Outras áreas seriam compostas de gente responsável, ocupadas, sedentas do saber, de óculos, com páginas menos ilustradas, de letra pequena, com assuntos sérios. Este pessoal constituiria o círculo de amizade de muitos homens de negócios, estudantes de áreas tecnológicas ou mesmo eruditos mais taciturnos.
Alas mais abertas com prateleiras leves, seriam ocupadas por pessoas mais livres, de capas-brochura, com suas histórias de aventura, de busca de tesouros, conflitos com piratas e lutas com dragões imaginários. Este povo da terra dos sonhos traria para seus amigos o encantamento.
E me ocorre agora que livros, sendo, portanto, gente, providos de vida, carecem de laços com quem os tome.
Os livros nos mostram as verdades, as dúvidas, conversam conosco, explicam tudo. Livros desatam a chorar, nos molham e fertilizam com a carga de emoções dos sentimentos que mobilizam. Livros precisam de carinho, de espaço e de luz.
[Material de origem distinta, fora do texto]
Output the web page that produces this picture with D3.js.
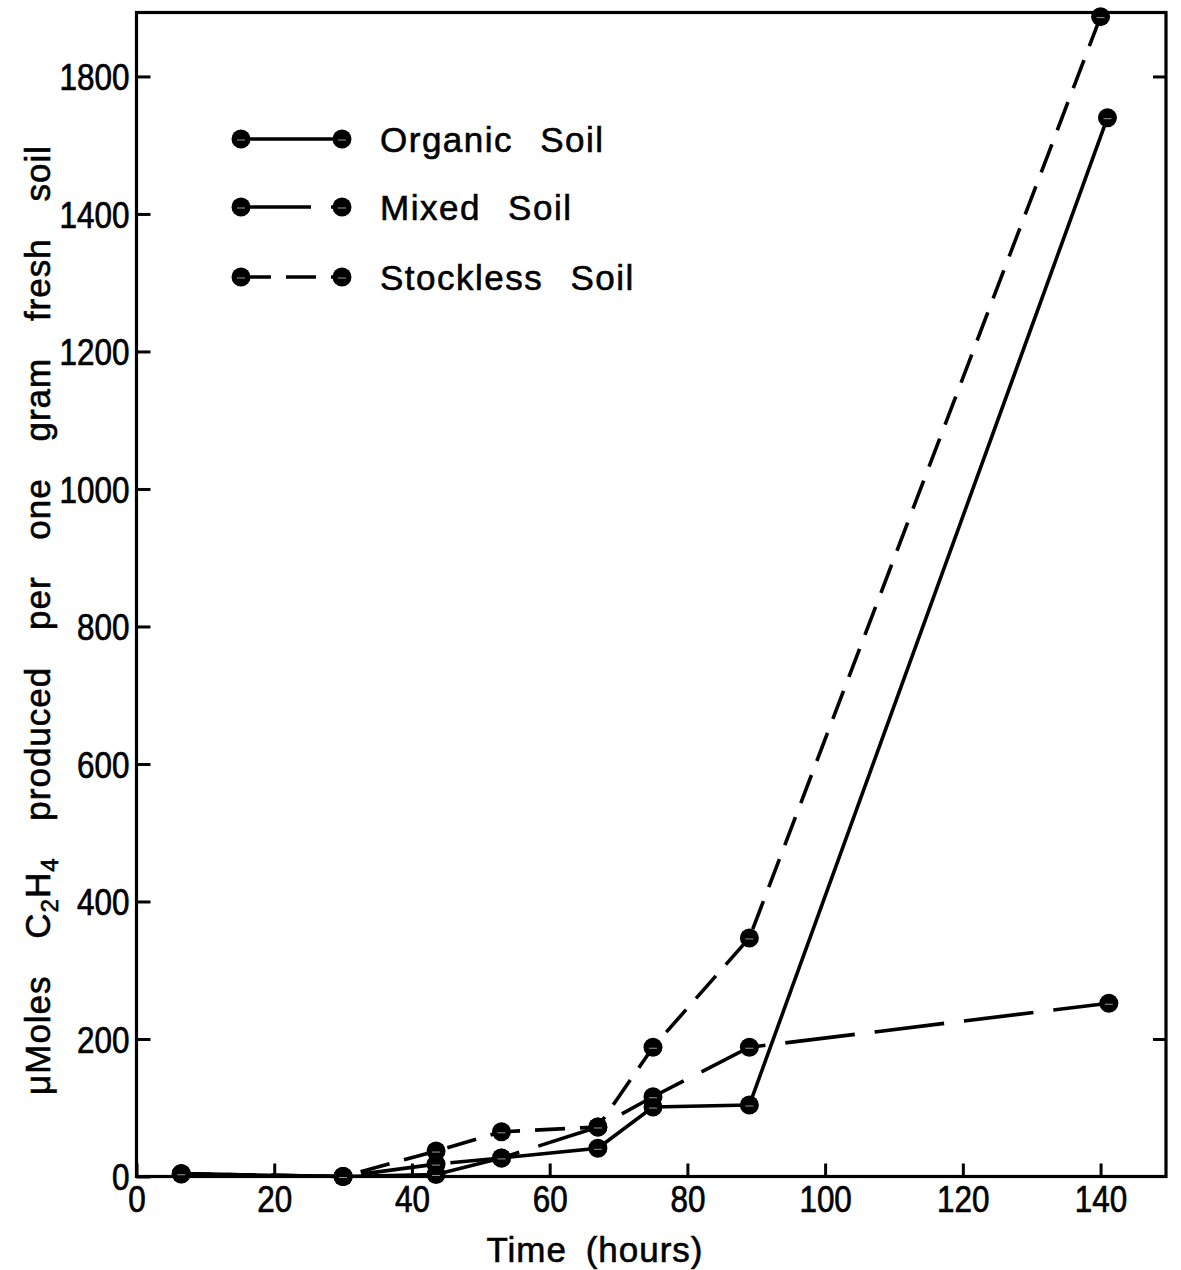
<!DOCTYPE html>
<html>
<head>
<meta charset="utf-8">
<script src="https://cdn.jsdelivr.net/npm/d3@7"></script>
<style>
  html, body { margin: 0; padding: 0; background: #fff; }
  svg { display: block; }
  .tick-num { font-family: "Liberation Sans", Arial, sans-serif; font-size: 37px; fill: #000; stroke: #000; stroke-width: 0.7px; }
  .label { font-family: "Liberation Sans", Arial, sans-serif; font-size: 35px; fill: #000; stroke: #000; stroke-width: 0.6px; }
</style>
</head>
<body>
<svg id="chart" width="1181" height="1270"></svg>
<script>
// Acetylene reduction (C2H4 produced) over time for three soils
const seriesNames = ["Organic Soil", "Mixed Soil", "Stockless Soil"];

const organicHours = [6.5, 30, 43.5, 53, 67, 75, 89, 141];
const organicValues = [4, 0, 3, 27, 41, 101, 104, 1540];

const mixedHours = [6.5, 30, 43.5, 53, 67, 75, 89, 141.2];
const mixedValues = [4, 0, 18, 27, 72, 116, 188, 252];

const stocklessHours = [6.5, 30, 43.5, 53, 67, 75, 89, 140];
const stocklessValues = [4, 0, 37, 65, 72, 188, 347, 1687];

const xTickValues = [0, 20, 40, 60, 80, 100, 120, 140];
const xTickLabels = ["0", "20", "40", "60", "80", "100", "120", "140"];
const yTickValues = [0, 200, 400, 600, 800, 1000, 1200, 1400, 1600];
const yTickLabels = ["0", "200", "400", "600", "800", "1000", "1200", "1400", "1800"];
const yRightTickValues = [200, 1600];

const xTitle = "Time  (hours)";

const svg = d3.select("#chart");

const x = d3.scaleLinear().domain([0, 149.5]).range([136.5, 1166]);
const y = d3.scaleLinear().domain([0, 1693]).range([1176.5, 12.5]);

const plotLeft = x.range()[0], plotRight = x.range()[1];
const plotBottom = y.range()[0], plotTop = y.range()[1];

// Narrow the tick numerals horizontally
const squeeze = 0.85;

// Frame
svg.append("rect")
  .attr("x", plotLeft).attr("y", plotTop)
  .attr("width", plotRight - plotLeft).attr("height", plotBottom - plotTop)
  .attr("fill", "none").attr("stroke", "#000").attr("stroke-width", 3.2);

// Bottom axis: inward ticks
const xAxis = d3.axisBottom(x).tickValues(xTickValues).tickSize(-13).tickPadding(20)
  .tickFormat((d, i) => xTickLabels[i]);
const gx = svg.append("g").attr("transform", `translate(0,${plotBottom})`).call(xAxis);
gx.select(".domain").remove();
gx.selectAll(".tick line").attr("stroke", "#000").attr("stroke-width", 3);
gx.selectAll(".tick text").attr("class", "tick-num").attr("font-family", null).attr("font-size", null)
  .attr("dy", "0.71em").attr("y", 9).attr("transform", `scale(${squeeze},1)`);

// Left axis: inward ticks
const yAxis = d3.axisLeft(y).tickValues(yTickValues).tickSize(-14).tickPadding(8)
  .tickFormat((d, i) => yTickLabels[i]);
const gy = svg.append("g").attr("transform", `translate(${plotLeft},0)`).call(yAxis);
gy.select(".domain").remove();
gy.selectAll(".tick line").attr("stroke", "#000").attr("stroke-width", 3);
gy.selectAll(".tick text").attr("class", "tick-num").attr("font-family", null).attr("font-size", null)
  .attr("x", -7 / squeeze).attr("dy", "0.36em").attr("transform", `scale(${squeeze},1)`);

// Right edge ticks
const gr = svg.append("g").attr("transform", `translate(${plotRight},0)`)
  .call(d3.axisRight(y).tickValues(yRightTickValues).tickSize(-13).tickFormat(""));
gr.select(".domain").remove();
gr.selectAll(".tick line").attr("stroke", "#000").attr("stroke-width", 3);

// Series
const series = [
  { name: seriesNames[0], hours: organicHours, values: organicValues, dash: null },
  { name: seriesNames[1], hours: mixedHours, values: mixedValues, dash: "70,20" },
  { name: seriesNames[2], hours: stocklessHours, values: stocklessValues, dash: "30,15" }
];

const line = d3.line().x(d => x(d[0])).y(d => y(d[1]));

series.forEach(s => {
  const pts = s.hours.map((h, i) => [h, s.values[i]]);
  svg.append("path")
    .datum(pts)
    .attr("d", line)
    .attr("fill", "none")
    .attr("stroke", "#000")
    .attr("stroke-width", 3.6)
    .attr("stroke-dasharray", s.dash);
});

function marker(g, cx, cy) {
  g.append("circle").attr("cx", cx).attr("cy", cy).attr("r", 9.5).attr("fill", "#000");
  g.append("line").attr("x1", cx - 4).attr("x2", cx + 4).attr("y1", cy + 1).attr("y2", cy + 1)
    .attr("stroke", "#fff").attr("stroke-width", 1).attr("opacity", 0.6);
}

const markers = svg.append("g");
series.forEach(s => {
  s.hours.forEach((h, i) => marker(markers, x(h), y(s.values[i])));
});

// Legend
const legend = svg.append("g");
const legRows = [139, 207, 277];
series.forEach((s, i) => {
  const yy = legRows[i];
  legend.append("line").attr("x1", 241).attr("x2", 342).attr("y1", yy).attr("y2", yy)
    .attr("stroke", "#000").attr("stroke-width", 3.6).attr("stroke-dasharray", s.dash);
  marker(legend, 241, yy);
  marker(legend, 342, yy);
  legend.append("text").attr("class", "label")
    .attr("x", 380).attr("y", yy).attr("dy", "0.36em")
    .attr("letter-spacing", 1.5).attr("word-spacing", 16)
    .text(s.name);
});

// Axis titles
svg.append("text").attr("class", "label")
  .attr("x", 595).attr("y", 1262).attr("text-anchor", "middle")
  .attr("letter-spacing", 1).attr("word-spacing", 8)
  .text(xTitle);

const yTitle = svg.append("text").attr("class", "label")
  .attr("transform", "translate(50,620) rotate(-90)")
  .attr("text-anchor", "middle")
  .attr("letter-spacing", 1).attr("word-spacing", 26);
yTitle.append("tspan").text("\u03bcMoles  C");
yTitle.append("tspan").attr("font-size", 24).attr("dy", 8).text("2");
yTitle.append("tspan").attr("dy", -8).text("H");
yTitle.append("tspan").attr("font-size", 24).attr("dy", 8).text("4");
yTitle.append("tspan").attr("dy", -8).text(" produced  per  one  gram  fresh  soil");
</script>
</body>
</html>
Necessitam passear conosco e devem ser bem tratados. Não podem ficar confinados em estantes para cumprir apenas a função de compor o ambiente que ostenta pretensa sabedoria. Livros querem ser trocados, conhecer outros donos temporários. Livros se enternecem com aqueles que viram suas páginas com emoção e com aquele aperto no peito dos sedentos de conhecer os que eles lhes trazem.
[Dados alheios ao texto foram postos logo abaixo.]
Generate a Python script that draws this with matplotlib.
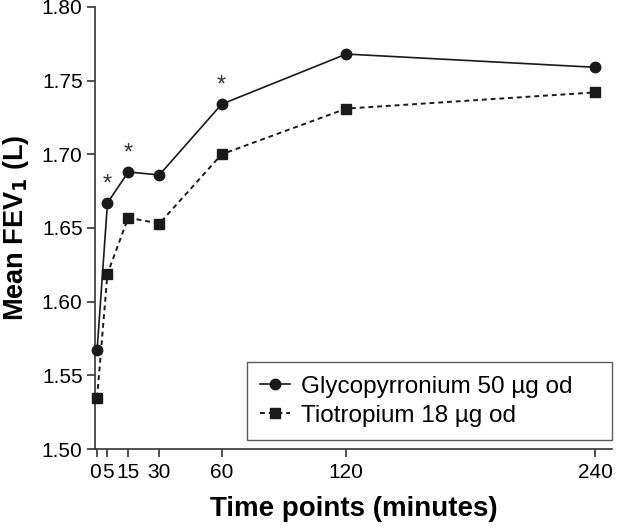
import matplotlib.pyplot as plt
import matplotlib.transforms as mtransforms

plt.rcParams['font.family'] = ['Liberation Sans', 'DejaVu Sans']

# Data
time_points = [0, 5, 15, 30, 60, 120, 240]
glyco_fev1 = [1.567, 1.667, 1.688, 1.686, 1.734, 1.768, 1.759]
tio_fev1 = [1.535, 1.619, 1.657, 1.653, 1.700, 1.731, 1.742]
signif_times = [5, 15, 60]

fig = plt.figure(figsize=(6.17, 5.29), dpi=100)
ax = fig.add_axes([0.154, 0.151, 0.838, 0.836])

ax.plot(time_points, glyco_fev1, '-', color='#1a1a1a', marker='o', markersize=7.5,
        linewidth=1.2, label='Glycopyrronium 50 µg od', clip_on=False, zorder=3)
ax.plot(time_points, tio_fev1, '--', color='#1a1a1a', marker='s', markersize=7,
        linewidth=1.4, dashes=(2.5, 2), label='Tiotropium 18 µg od', clip_on=False, zorder=3)

# Significance asterisks above glycopyrronium points
for t in signif_times:
    y = glyco_fev1[time_points.index(t)]
    ax.text(t, y + 0.005, '*', ha='center', va='bottom', fontsize=17, color='#333333')

ax.set_xlim(-1, 248)
ax.set_ylim(1.50, 1.80)
ax.set_xticks(time_points)
ax.set_xticklabels(['0', '5', '15', '30', '60', '120', '240'])
ax.set_yticks([1.50, 1.55, 1.60, 1.65, 1.70, 1.75, 1.80])
ax.set_yticklabels(['1.50', '1.55', '1.60', '1.65', '1.70', '1.75', '1.80'])

ax.tick_params(direction='out', length=6, width=1.2, labelsize=15, color='#333333')
ax.tick_params(axis='x', pad=4)
ax.tick_params(axis='y', pad=3)
for side in ['top', 'right']:
    ax.spines[side].set_visible(False)
for side in ['left', 'bottom']:
    ax.spines[side].set_linewidth(1.2)
    ax.spines[side].set_color('#333333')

# nudge the crowded "0" label a little to the left, as in the original
shift = mtransforms.ScaledTranslation(-2.5 / 100, 0, fig.dpi_scale_trans)
zero_label = ax.get_xticklabels()[0]
zero_label.set_transform(zero_label.get_transform() + shift)

ax.set_xlabel('Time points (minutes)', fontsize=20, fontweight='bold', labelpad=10)
ax.set_ylabel('Mean FEV$_\\mathbf{1}$ (L)', fontsize=19.5, fontweight='bold', labelpad=8)

leg = ax.legend(loc='lower left', bbox_to_anchor=(0.294, 0.02, 0.706, 0.2), mode='expand',
                borderaxespad=0, fontsize=17.5, frameon=True, fancybox=False,
                edgecolor='#333333', handlelength=1.2, borderpad=0.55,
                labelspacing=0.3, handletextpad=0.45)
leg.get_frame().set_linewidth(1.0)

fig.savefig('out.png', dpi=100)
Às vezes os livros são insondáveis, mesmo para os que se debruçam sobre eles tentando decifrá-los. Talvez, para estes, ainda não tenha chegado o tempo de desfrutá-los completamente.
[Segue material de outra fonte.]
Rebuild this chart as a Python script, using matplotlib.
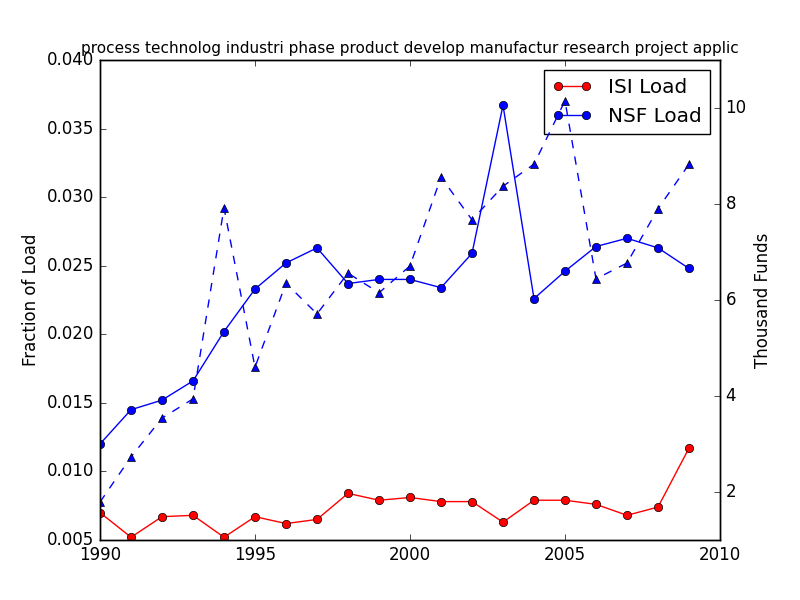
import numpy as np
import matplotlib
matplotlib.use('Agg')
import matplotlib.pyplot as plt

plt.style.use('classic')
plt.rcParams['axes.formatter.useoffset'] = False

years = np.arange(1990, 2010)

isi_load = [0.0070, 0.0052, 0.0067, 0.0068, 0.0052, 0.0067, 0.0062, 0.0065, 0.0084, 0.0079,
            0.0081, 0.0078, 0.0078, 0.0063, 0.0079, 0.0079, 0.0076, 0.0068, 0.0074, 0.0117]
nsf_load = [0.0120, 0.0145, 0.0152, 0.0166, 0.0202, 0.0233, 0.0252, 0.0263, 0.0237, 0.0240,
            0.0240, 0.0234, 0.0259, 0.0367, 0.0226, 0.0246, 0.0264, 0.0270, 0.0263, 0.0248]
funds = [1.79, 2.73, 3.54, 3.94, 7.92, 4.60, 6.35, 5.71, 6.56, 6.15,
         6.71, 8.56, 7.67, 8.37, 8.83, 10.15, 6.44, 6.77, 7.90, 8.83]

title = 'process technolog industri phase product develop manufactur research project applic'

fig = plt.figure(figsize=(8, 6), dpi=100)
ax = fig.add_subplot(111)
fig.subplots_adjust(left=0.125, right=0.9, bottom=0.1, top=0.9)

ax.plot(years, isi_load, 'ro-', label='ISI Load')
ax.plot(years, nsf_load, 'bo-', label='NSF Load')
ax.set_ylabel('Fraction of Load')
ax.set_xlim(1990, 2010)
ax.set_ylim(0.005, 0.040)
ax.set_title(title, fontsize=11)
ax.legend(loc='upper right')

# funds on the second axis
ax2 = ax.twinx()
ax2.plot(years, funds, 'b^--')
ax2.set_ylabel('Thousand Funds')
ax2.set_ylim(1, 11)
ax2.set_yticks([2, 4, 6, 8, 10])
ax2.set_xlim(1990, 2010)

fig.savefig('out.png', dpi=100)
Muitas vezes são inusitados, contribuindo com o novo, inspirando um mundo de possibilidades para seus leitores.
Algumas vezes estes diabinhos nos fazem sofrer quando nos envolvemos com eles a tal ponto que passamos a viver a sua história.
Livros são instigantes, abrindo, em nossa vida, portas que pareciam nem existir e há, como em todos os mundos, “pessoas” não tão apropriadas, mas que, ainda assim, merecem ser conhecidas, por propiciarem experimentar a polaridade da vida.
Entretanto, o que me fascinou, sobremodo, nesta nova visão que tive dos livros, foi imaginá-los como gnomos. Pensar que nesta nova forma eles não são vistos por todos, apenas por aqueles que sabem de sua existência e têm sensibilidade para percebê-los. Eles fazem parte do mundo invisível, são subjacentes à realidade, enquanto fazem parte dela.
É isso: não só com os livros, como com qualquer outra coisa, perceber o que está por trás da realidade material é fascinante e enriquecedor.

Mudanças

Sou apenas uma folha ao vento. Folha de outono que tem época certa para cair.
Quando escrevi isto estava solta, me preparando para a mudança que viria. Tinha um pouco de medo, o que é natural para os que buscam sempre a segurança. No entanto, sabia que meu amadurecimento já tinha ocorrido, que era chegada a hora de cair do pé.
Era preciso morrer, desconstruir, varrer tudo o que já existia e não mais me satisfazia, deixar o campo livre para a nova semeadura.
Hoje, quando já passou o tempo, os ventos já tiraram as folhas das árvores, o espaço já está novamente preenchido pelo novo, não há mais vento e somente uma brisa amena toca meu rosto, vejo que nem tão difícil assim foi. Houve lamentações, resistência, teimosia. Sinto que tantas vezes finquei o pé e pensei em não sair de onde estava a qualquer custo. Mas o cansaço natural pela própria mudança que se instalava quebrou a última resistência e, finalmente, eu me entreguei ao novo. Deixei que a vida tecesse a nova teia onde hoje me abrigo. Teia que me envolve, toca de leve e me enreda outra vez, até que chegue o momento de novamente varrer os fios cuidadosamente traçados, antever o caos e sofrer pela desconstrução, mas poder experienciar, então, a alegria de traçar um novo caminho. E, surpresa com a edificação nova, há necessidade de reunir as habilidades, concentrar-me no processo e ser feliz de poder renascer, fênix liberta.